**WHAT YOU NEED TO DO:** Only the lines from the start of the data through the line with "import * as" belong in the copy. Restate them word for word, minus the pictures.

[Some records]
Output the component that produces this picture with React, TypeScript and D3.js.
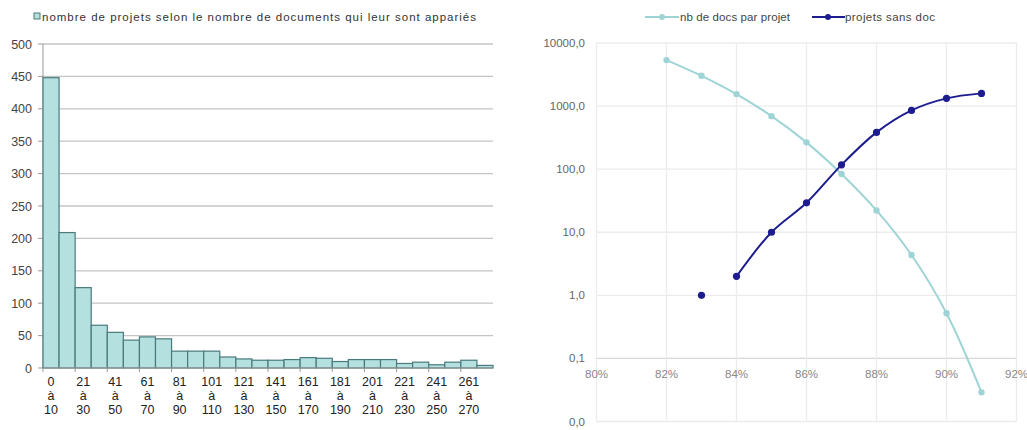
import React from "react";
import * as d3 from "d3";

// ---- Left chart data ----
const binStarts = [0, 11, 21, 31, 41, 51, 61, 71, 81, 91, 101, 111, 121, 131, 141, 151, 161, 171, 181, 191, 201, 211, 221, 231, 241, 251, 261, 271];
const binEnds = [10, 20, 30, 40, 50, 60, 70, 80, 90, 100, 110, 120, 130, 140, 150, 160, 170, 180, 190, 200, 210, 220, 230, 240, 250, 260, 270, 280];
const projectCounts = [448, 209, 124, 66, 55, 43, 48, 45, 26, 26, 26, 17, 14, 12, 12, 13, 16, 15, 10, 13, 13, 13, 7, 9, 5, 9, 12, 4];
const leftYTicks = [0, 50, 100, 150, 200, 250, 300, 350, 400, 450, 500];
const leftLegend = "nombre de projets selon le nombre de documents qui leur sont appariés";

// ---- Right chart data ----
const docsX = [82, 83, 84, 85, 86, 87, 88, 89, 90, 91];
const docsPerProject = [5360, 3020, 1550, 693, 266, 84, 22.2, 4.35, 0.52, 0.029];
const sansDocX = [83, 84, 85, 86, 87, 88, 89, 90, 91];
const sansDocValues = [1, 2, 10, 29.3, 117, 383, 855, 1325, 1590];
const sansDocLineFrom = 1; // first point is not joined to the line
const rightYTicks = [0.01, 0.1, 1, 10, 100, 1000, 10000];
const rightXTicks = [80, 82, 84, 86, 88, 90, 92];
const seriesNames = ["nb de docs par projet", "projets sans doc"];

const FONT = "'Liberation Sans', Arial, sans-serif";
const LIGHT = "#9fd4d6";
const DARK = "#1c1c8f";

export default function App() {
  // Left chart scales
  const lx = d3.scaleBand<number>().domain(d3.range(projectCounts.length)).range([43, 493]).padding(0);
  const ly = d3.scaleLinear().domain([0, 500]).range([368, 44]);

  // Right chart scales
  const rx = d3.scaleLinear().domain([80, 92]).range([596.5, 1016.5]);
  const ry = d3.scaleLog().domain([0.01, 10000]).range([421.5, 43]);

  const fmtComma = (v: number) => d3.format(".1f")(v).replace(".", ",");

  const line = d3
    .line<[number, number]>()
    .x((d) => rx(d[0]))
    .y((d) => ry(d[1]))
    .curve(d3.curveCatmullRom.alpha(0.5));

  const docsPts: [number, number][] = docsX.map((x, i) => [x, docsPerProject[i]]);
  const sansPts: [number, number][] = sansDocX.map((x, i) => [x, sansDocValues[i]]);
  const sansLinePts = sansPts.slice(sansDocLineFrom);

  const bw = lx.bandwidth();

  return (
    <svg width={1027} height={430} style={{ position: "absolute", left: 0, top: 0, background: "#fff" }} fontFamily={FONT}>
      {/* ===== Left chart ===== */}
      <rect x={34} y={13} width={6} height={6} fill="#b4e0e0" stroke="#4a7a7c" strokeWidth={1} />
      <text x={42} y={21} fontSize={11.5} fill="#333" textLength={434} lengthAdjust="spacing">{leftLegend}</text>

      {leftYTicks.map((t) => (
        <g key={"lg" + t}>
          {t > 0 && <line x1={43} x2={493} y1={ly(t)} y2={ly(t)} stroke="#c4c4c4" strokeWidth={1.3} />}
          <line x1={38} x2={43} y1={ly(t)} y2={ly(t)} stroke="#999" />
          <text x={32} y={ly(t) + 4.5} fontSize={12.5} fill="#444" textAnchor="end">{t}</text>
        </g>
      ))}
      <line x1={43} x2={43} y1={44} y2={368} stroke="#999" />

      {projectCounts.map((v, i) => (
        <rect
          key={"bar" + i}
          x={lx(i)!}
          y={ly(v)}
          width={bw}
          height={ly(0) - ly(v)}
          fill="#b4e0e0"
          stroke="#4a7a7c"
          strokeWidth={1.2}
        />
      ))}
      <line x1={43} x2={493} y1={368} y2={368} stroke="#999" />
      {projectCounts.map((_, i) =>
        i % 2 === 0 ? <line key={"xt" + i} x1={lx(i)!} x2={lx(i)!} y1={368} y2={372} stroke="#999" /> : null
      )}
      {binStarts.map((s, i) =>
        i % 2 === 0 && i < 27 ? (
          <text key={"xl" + i} x={lx(i)! + bw / 2} fontSize={12.5} fill="#222" textAnchor="middle">
            <tspan x={lx(i)! + bw / 2} y={386}>{s}</tspan>
            <tspan x={lx(i)! + bw / 2} y={400}>à</tspan>
            <tspan x={lx(i)! + bw / 2} y={414}>{binEnds[i]}</tspan>
          </text>
        ) : null
      )}

      {/* ===== Right chart ===== */}
      {/* legend */}
      <line x1={645} x2={679} y1={17} y2={17} stroke={LIGHT} strokeWidth={2} />
      <circle cx={662} cy={17} r={3} fill={LIGHT} />
      <text x={680} y={21} fontSize={11.5} fill="#444" textLength={110} lengthAdjust="spacing">{seriesNames[0]}</text>
      <line x1={812} x2={845} y1={17} y2={17} stroke={DARK} strokeWidth={2} />
      <circle cx={828} cy={17} r={3} fill={DARK} />
      <text x={845} y={21} fontSize={11.5} fill="#444" textLength={90} lengthAdjust="spacing">{seriesNames[1]}</text>

      {/* gridlines */}
      {rightYTicks.map((t) => (
        <g key={"ry" + t}>
          <line x1={596.5} x2={1016.5} y1={ry(t)} y2={ry(t)} stroke={t === 0.1 ? "#d8d8d8" : "#ececec"} strokeWidth={1.3} />
          <text x={585} y={ry(t) + 4} fontSize={11.5} fill="#666" textAnchor="end">{fmtComma(t)}</text>
        </g>
      ))}
      {rightXTicks.map((t) => (
        <g key={"rx" + t}>
          <line x1={rx(t)} x2={rx(t)} y1={43} y2={421.5} stroke="#ececec" strokeWidth={1.3} />
          <text x={rx(t)} y={378} fontSize={11.5} fill="#888" textAnchor="middle">{t}%</text>
        </g>
      ))}

      {/* series */}
      <path d={line(docsPts) || ""} fill="none" stroke={LIGHT} strokeWidth={2} />
      {docsPts.map((p, i) => (
        <circle key={"dp" + i} cx={rx(p[0])} cy={ry(p[1])} r={3.2} fill={LIGHT} />
      ))}
      <path d={line(sansLinePts) || ""} fill="none" stroke={DARK} strokeWidth={2} />
      {sansPts.map((p, i) => (
        <circle key={"sp" + i} cx={rx(p[0])} cy={ry(p[1])} r={3.6} fill={DARK} />
      ))}
    </svg>
  );
}
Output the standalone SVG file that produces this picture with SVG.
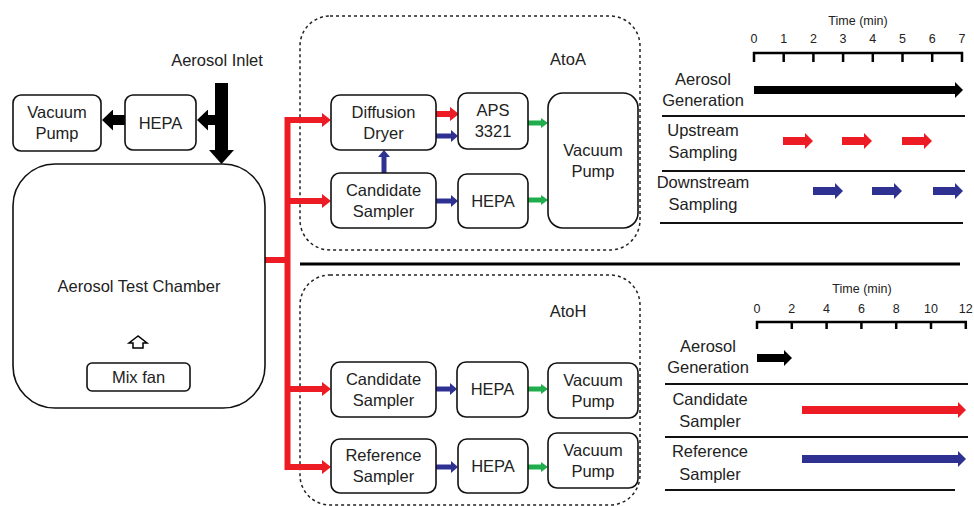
<svg xmlns="http://www.w3.org/2000/svg" width="974" height="506" viewBox="0 0 974 506">
<style>
text{font-family:"Liberation Sans",Arial,sans-serif;font-size:16.5px;fill:#222;text-anchor:middle}
.sm{font-size:12.5px}
.box{fill:#fff;stroke:#111;stroke-width:1.6}
.dash{fill:none;stroke:#222;stroke-width:1.5;stroke-dasharray:3 3}
.red{stroke:#ed1c24;fill:none}
.blue{stroke:#2e3192;fill:none}
.green{stroke:#1fae4b;fill:none}
.blk{stroke:#000;fill:none}
.rule{stroke:#111;stroke-width:2;fill:none}
</style>
<defs>
<marker id="mR" markerUnits="userSpaceOnUse" viewBox="0 -7 9 14" markerWidth="9" markerHeight="14" refX="0" refY="0" orient="auto"><path d="M0,-7L9,0L0,7z" fill="#ed1c24"/></marker>
<marker id="mB" markerUnits="userSpaceOnUse" viewBox="0 -6 7 12" markerWidth="7" markerHeight="12" refX="0" refY="0" orient="auto"><path d="M0,-6L7,0L0,6z" fill="#2e3192"/></marker>
<marker id="mG" markerUnits="userSpaceOnUse" viewBox="0 -5 7 10" markerWidth="7" markerHeight="10" refX="0" refY="0" orient="auto"><path d="M0,-5L7,0L0,5z" fill="#1fae4b"/></marker>
<marker id="mK1" markerUnits="userSpaceOnUse" viewBox="0 -12.5 14 25" markerWidth="14" markerHeight="25" refX="0" refY="0" orient="auto"><path d="M0,-12.5L14,0L0,12.5z" fill="#000"/></marker>
<marker id="mK2" markerUnits="userSpaceOnUse" viewBox="0 -10.5 11 21" markerWidth="11" markerHeight="21" refX="0" refY="0" orient="auto"><path d="M0,-10.5L11,0L0,10.5z" fill="#000"/></marker>
<marker id="tK" markerUnits="userSpaceOnUse" viewBox="0 -8 8 16" markerWidth="8" markerHeight="16" refX="0" refY="0" orient="auto"><path d="M0,-8L8,0L0,8z" fill="#000"/></marker>
<marker id="tR" markerUnits="userSpaceOnUse" viewBox="0 -8 8 16" markerWidth="8" markerHeight="16" refX="0" refY="0" orient="auto"><path d="M0,-8L8,0L0,8z" fill="#ed1c24"/></marker>
<marker id="tB" markerUnits="userSpaceOnUse" viewBox="0 -8 8 16" markerWidth="8" markerHeight="16" refX="0" refY="0" orient="auto"><path d="M0,-8L8,0L0,8z" fill="#2e3192"/></marker>
</defs>

<!-- containers -->
<rect x="300" y="16" width="340" height="234" rx="30" class="dash"/>
<rect x="300" y="275" width="340" height="230" rx="30" class="dash"/>
<line x1="300" y1="264" x2="960" y2="264" stroke="#000" stroke-width="3"/>
<text x="568" y="65">AtoA</text>
<text x="568" y="317">AtoH</text>
<text x="217" y="66">Aerosol Inlet</text>

<!-- connectors -->
<g id="connectors">
<line x1="221.5" y1="83" x2="221.5" y2="150" class="blk" stroke-width="13" marker-end="url(#mK1)"/>
<line x1="221" y1="120" x2="208" y2="120" class="blk" stroke-width="10" marker-end="url(#mK2)"/>
<line x1="125" y1="120" x2="113" y2="120" class="blk" stroke-width="10" marker-end="url(#mK2)"/>
<line x1="264" y1="260" x2="290" y2="260" class="red" stroke-width="6"/>
<line x1="287.5" y1="117" x2="287.5" y2="470" class="red" stroke-width="6"/>
<line x1="285" y1="120" x2="322" y2="120" class="red" stroke-width="6" marker-end="url(#mR)"/>
<line x1="285" y1="201" x2="322" y2="201" class="red" stroke-width="6" marker-end="url(#mR)"/>
<line x1="285" y1="389" x2="322" y2="389" class="red" stroke-width="6" marker-end="url(#mR)"/>
<line x1="285" y1="467" x2="322" y2="467" class="red" stroke-width="6" marker-end="url(#mR)"/>
<line x1="436" y1="114" x2="450" y2="114" class="red" stroke-width="6" marker-end="url(#mR)"/>
<line x1="436" y1="136" x2="451" y2="136" class="blue" stroke-width="5" marker-end="url(#mB)"/>
<line x1="384" y1="173" x2="384" y2="157" class="blue" stroke-width="5" marker-end="url(#mB)"/>
<line x1="436" y1="201" x2="451" y2="201" class="blue" stroke-width="5" marker-end="url(#mB)"/>
<line x1="528" y1="123" x2="541" y2="123" class="green" stroke-width="5" marker-end="url(#mG)"/>
<line x1="528" y1="200" x2="541" y2="200" class="green" stroke-width="5" marker-end="url(#mG)"/>
<line x1="436" y1="389" x2="450" y2="389" class="blue" stroke-width="5" marker-end="url(#mB)"/>
<line x1="436" y1="467" x2="451" y2="467" class="blue" stroke-width="5" marker-end="url(#mB)"/>
<line x1="528" y1="389" x2="541" y2="389" class="green" stroke-width="5" marker-end="url(#mG)"/>
<line x1="528" y1="467" x2="541" y2="467" class="green" stroke-width="5" marker-end="url(#mG)"/>
</g>

<!-- left nodes -->
<g id="vacuum-left"><rect x="13" y="95" width="88" height="56" rx="8" class="box"/><text x="57" y="118">Vacuum</text><text x="57" y="139">Pump</text></g>
<g id="hepa-left"><rect x="125" y="95" width="71" height="55" rx="8" class="box"/><text x="160.5" y="129">HEPA</text></g>
<g id="chamber"><rect x="13" y="164" width="252" height="244" rx="42" class="box"/><text x="139" y="292">Aerosol Test Chamber</text>
<path d="M138,336L129,343H133V348H143V343H147z" fill="#fff" stroke="#000" stroke-width="1.5"/></g>
<g id="mixfan"><rect x="87" y="363" width="103" height="28" rx="5" class="box"/><text x="138.5" y="383">Mix fan</text></g>

<!-- AtoA nodes -->
<g id="dryer"><rect x="331" y="95" width="105" height="55" rx="9" class="box"/><text x="383.5" y="118">Diffusion</text><text x="383.5" y="139">Dryer</text></g>
<g id="candA"><rect x="331" y="173" width="105" height="55" rx="9" class="box"/><text x="383.5" y="196">Candidate</text><text x="383.5" y="217">Sampler</text></g>
<g id="aps"><rect x="458" y="93" width="70" height="56" rx="9" class="box"/><text x="493" y="116">APS</text><text x="493" y="137">3321</text></g>
<g id="hepaA"><rect x="458" y="174" width="70" height="54" rx="9" class="box"/><text x="493" y="207">HEPA</text></g>
<g id="vacA"><rect x="548" y="93" width="90" height="135" rx="15" class="box"/><text x="593" y="156">Vacuum</text><text x="593" y="177">Pump</text></g>

<!-- AtoH nodes -->
<g id="candH"><rect x="331" y="362" width="105" height="55" rx="9" class="box"/><text x="383.5" y="385">Candidate</text><text x="383.5" y="406">Sampler</text></g>
<g id="hepaH1"><rect x="457" y="362" width="71" height="55" rx="9" class="box"/><text x="492.5" y="395">HEPA</text></g>
<g id="vacH1"><rect x="548" y="363" width="90" height="55" rx="9" class="box"/><text x="593" y="386">Vacuum</text><text x="593" y="407">Pump</text></g>
<g id="refH"><rect x="331" y="439" width="105" height="54" rx="9" class="box"/><text x="383.5" y="461">Reference</text><text x="383.5" y="482">Sampler</text></g>
<g id="hepaH2"><rect x="458" y="439" width="70" height="54" rx="9" class="box"/><text x="493" y="472">HEPA</text></g>
<g id="vacH2"><rect x="548" y="433" width="90" height="55" rx="9" class="box"/><text x="593" y="456">Vacuum</text><text x="593" y="477">Pump</text></g>

<!-- timeline A -->
<g id="timelineA">
<text x="858" y="25" class="sm">Time (min)</text>
<text x="754" y="43" class="sm">0</text><text x="783.7" y="43" class="sm">1</text><text x="813.4" y="43" class="sm">2</text><text x="843.1" y="43" class="sm">3</text><text x="872.8" y="43" class="sm">4</text><text x="902.5" y="43" class="sm">5</text><text x="932.2" y="43" class="sm">6</text><text x="962" y="43" class="sm">7</text>
<path d="M754,62V53H962V62M783.7,53V62M813.4,53V62M843.1,53V62M872.8,53V62M902.5,53V62M932.2,53V62" stroke="#000" stroke-width="2.5" fill="none"/>
<text x="703" y="85">Aerosol</text><text x="703" y="106">Generation</text>
<line x1="754" y1="90" x2="955" y2="90" stroke="#000" stroke-width="8" marker-end="url(#tK)"/>
<line x1="662" y1="116" x2="965" y2="116" class="rule"/>
<text x="703" y="136">Upstream</text><text x="703" y="158">Sampling</text>
<line x1="783" y1="141" x2="805" y2="141" stroke="#ed1c24" stroke-width="8" marker-end="url(#tR)"/>
<line x1="842" y1="141" x2="864" y2="141" stroke="#ed1c24" stroke-width="8" marker-end="url(#tR)"/>
<line x1="902" y1="141" x2="924" y2="141" stroke="#ed1c24" stroke-width="8" marker-end="url(#tR)"/>
<line x1="662" y1="171" x2="965" y2="171" class="rule"/>
<text x="703" y="188">Downstream</text><text x="703" y="210">Sampling</text>
<line x1="813" y1="191" x2="835" y2="191" stroke="#2e3192" stroke-width="8" marker-end="url(#tB)"/>
<line x1="872" y1="191" x2="894" y2="191" stroke="#2e3192" stroke-width="8" marker-end="url(#tB)"/>
<line x1="933" y1="191" x2="955" y2="191" stroke="#2e3192" stroke-width="8" marker-end="url(#tB)"/>
<line x1="660" y1="223" x2="963" y2="223" class="rule"/>
</g>

<!-- timeline H -->
<g id="timelineH">
<text x="862" y="293" class="sm">Time (min)</text>
<text x="757" y="313" class="sm">0</text><text x="791.8" y="313" class="sm">2</text><text x="826.6" y="313" class="sm">4</text><text x="861.4" y="313" class="sm">6</text><text x="896.2" y="313" class="sm">8</text><text x="931" y="313" class="sm">10</text><text x="965.8" y="313" class="sm">12</text>
<path d="M757,329V322H965.8V329M791.8,322V329M826.6,322V329M861.4,322V329M896.2,322V329M931,322V329" stroke="#000" stroke-width="2.5" fill="none"/>
<text x="708" y="352">Aerosol</text><text x="708" y="373">Generation</text>
<line x1="757" y1="358" x2="784" y2="358" stroke="#000" stroke-width="8" marker-end="url(#tK)"/>
<line x1="665" y1="384" x2="968" y2="384" class="rule"/>
<text x="710" y="405">Candidate</text><text x="710" y="427">Sampler</text>
<line x1="802" y1="410" x2="958" y2="410" stroke="#ed1c24" stroke-width="8" marker-end="url(#tR)"/>
<line x1="665" y1="437" x2="968" y2="437" class="rule"/>
<text x="710" y="457">Reference</text><text x="710" y="480">Sampler</text>
<line x1="802" y1="459" x2="958" y2="459" stroke="#2e3192" stroke-width="8" marker-end="url(#tB)"/>
<line x1="665" y1="490" x2="955" y2="490" class="rule"/>
</g>
</svg>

**RIGHT ANSWER:**
Output the component that produces this picture with React, TypeScript and D3.js.
import React from "react";
import * as d3 from "d3";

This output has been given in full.